The following is based on Van Buren design documents and is not canon. |
The Lil' Pip 3000 was going to be the main Pip-Boy variant in Van Buren, the canceled Fallout 3 by Black Isle Studios. It was technically the first to be visible on the player in the game.
Background[]
Conceptualized for Van Buren by Chris Applehans and modeled by Glenn Price, the Lil' Pip is not mentioned in design documents, suggesting it came about later in development. Joshua Sawyer later included it in his tabletop RPG, describing it as a much less cumbersome device worn on the forearm, but offering all the functionality of its bigger variant. The device used integrated circuits, rather than vacuum tubes, a flip-up split-screen monitor with three display colors to choose from (green, blue, and red), and could accept up to six data tubes as expansion hardware to expand its functionality. However, it was not a sales success, due to the fragility of the device, as compared to the rugged 2000 series.[1] It could read holodisks like any other device, using a loading tray.[2]
Functionality[]
The Lil-Pip 3000 was accessible through a dedicated button on the interface bar, and closed using a knob on the Lil-Pip display. When open, it showed the current date and time (with the time zone displayed), listed expansion hardware present (none are mentioned in the design documents), and allowed access to its four main functions: Alarm, Tasks, Maps, and Downloads. By default, the logo displayed across the split screen, moving to the upper one when one of the four functions was accessed, with the lower screen occupied by a listing of available options.

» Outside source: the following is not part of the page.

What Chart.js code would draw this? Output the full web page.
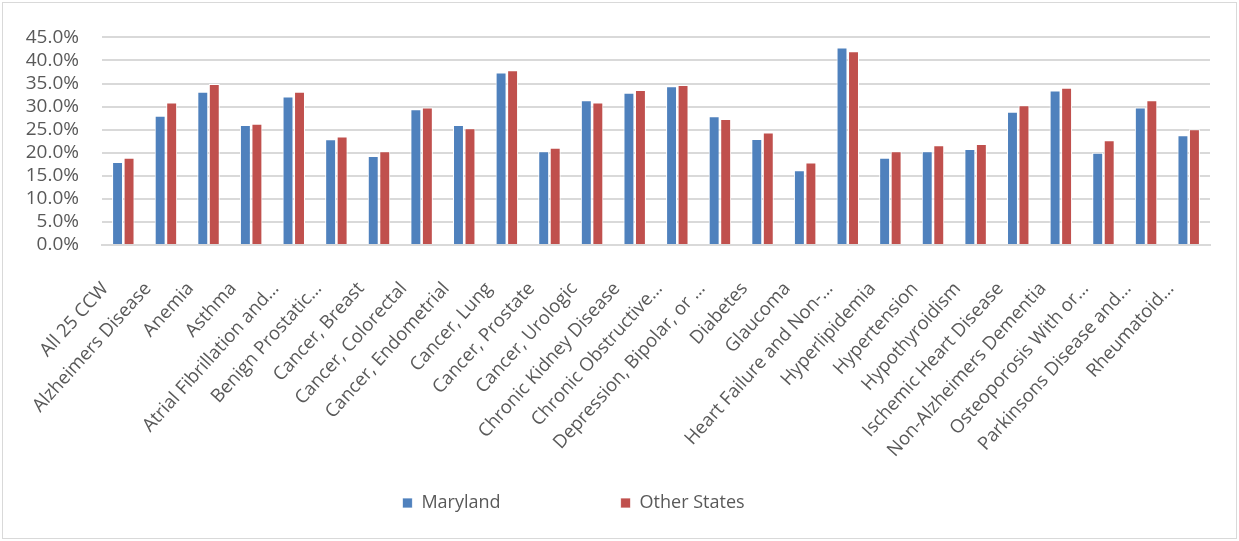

- Alarm: Set an alarm clock (allowing the player to rest their character), to ten minutes, thirty minutes, and one, two, three, four, five, or six hours. Alternatively, they could rest until a specified time: Morning or 6 AM (inheriting a legacy design mistake from Fallout that never corresponed to the actual morning in scripts), noon or 12 PM, evening or 11 PM, midnight or 12 AM, or until the party or just the player character was healed.
- Tasks: Listed tasks the player agreed to and completed. Van Buren was the first game in the series to feature detailed journal entries on each tasks (written in first person by the Prisoner), and the only one to differentiate styles between a "stupid" and regular player character.
- Maps: A dynamic map generated by the game based on level geometry, like in Fallout and Fallout 2, with the ability to toggle between full and simple map modes. Unlike the rather useless map in the previous two games, it also allowed the player to add, edit, and delete notes, as well as zoom in and out. It is also likely that it would have featured labels and location markers.
- Downloads: A section with any content downloaded by the player. Holodiscs were listed here under a separate heading, indicating the game would provide the player with other types of downloads and list them there.